The Indian stock market witnessed a significant decline on April 1, 2025, driven by fears surrounding an upcoming tariff announcement from the U.S. government. This policy aims to impose reciprocal tariffs on countries with high duties on U.S. goods, including India. Investor sentiment turned negative, leading to a sharp sell-off as concerns over potential trade disruptions grew. The Sensex and Nifty recorded their worst start to a financial year in several years, with losses across major sectors.

The broader market indices reflected the widespread selling pressure:

  • Nifty 50: 23,165.70 (-353.65, -1.5%)
  • BSE Sensex: 76,024.51 (-1,390.41, -1.80%)
  • Nifty 100: 23,713.80 (-343.55, -1.43%)
  • Nifty 500: 21,070.75 (-268.80, -1.26%)
  • Nifty Midcap 50: 14,421.70 (-139.90, -0.96%)
  • Nifty Smallcap 100: 15,982.95 (-112.75, -0.70%)

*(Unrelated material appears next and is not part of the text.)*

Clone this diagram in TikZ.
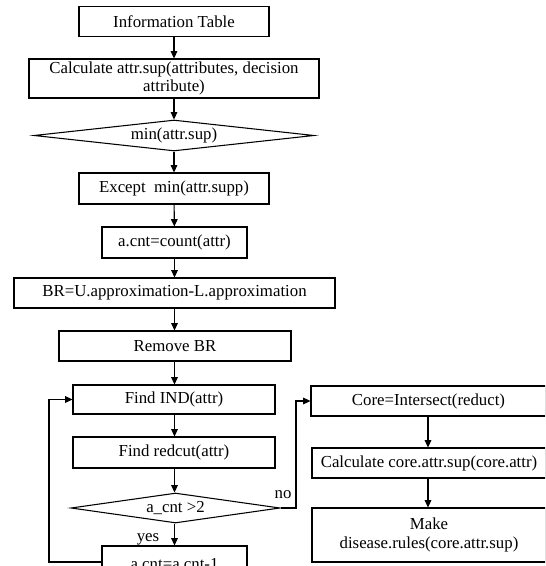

The IT sector was among the hardest hit, as the anticipated U.S. tariffs could significantly raise costs for Indian exporters relying on American clients. Major IT stocks, including Infosys and TCS, saw sharp declines, along with other sectors like steel and chemicals. Global rating agencies suggested that while India’s strong domestic consumption might cushion some effects, industries tied to exports could face major disruptions. The uncertainty surrounding these potential losses added to market volatility.

Trading activity on NSE, BSE, and MSEI in the capital market segment showed a stark contrast between Domestic Institutional Investors (DII) and Foreign Institutional Investors (FII/FPI). DIIs had a net purchase of ₹4,322.58 crores, with total buys of ₹12,699.83 crores and sales of ₹8,377.25 crores. However, FIIs/FPI were net sellers, offloading ₹5,901.63 crores worth of stocks, with total buys of ₹10,480.20 crores and sales amounting to ₹16,381.83 crores. The strong DII buying provided some support, but heavy selling by foreign investors weighed down the market.

The April 1 decline could lead to reduced investor confidence, potentially impacting corporate earnings and economic growth. The market’s response to the official tariff announcement on April 2 will be crucial in determining the next trend. While global trade-dependent sectors like IT and financial services remain under pressure, domestic consumption-driven industries might provide some stability. This sharp decline highlights the deep connections between global trade policies and financial markets, leaving investors on edge as they await further clarity on how India will navigate these challenges.

Disclaimer: The views expressed in this article are those of the author and are based on available data and market observations. This is not intended as investment advice. Investors should conduct their own research or consult a financial advisor before making any investment decisions.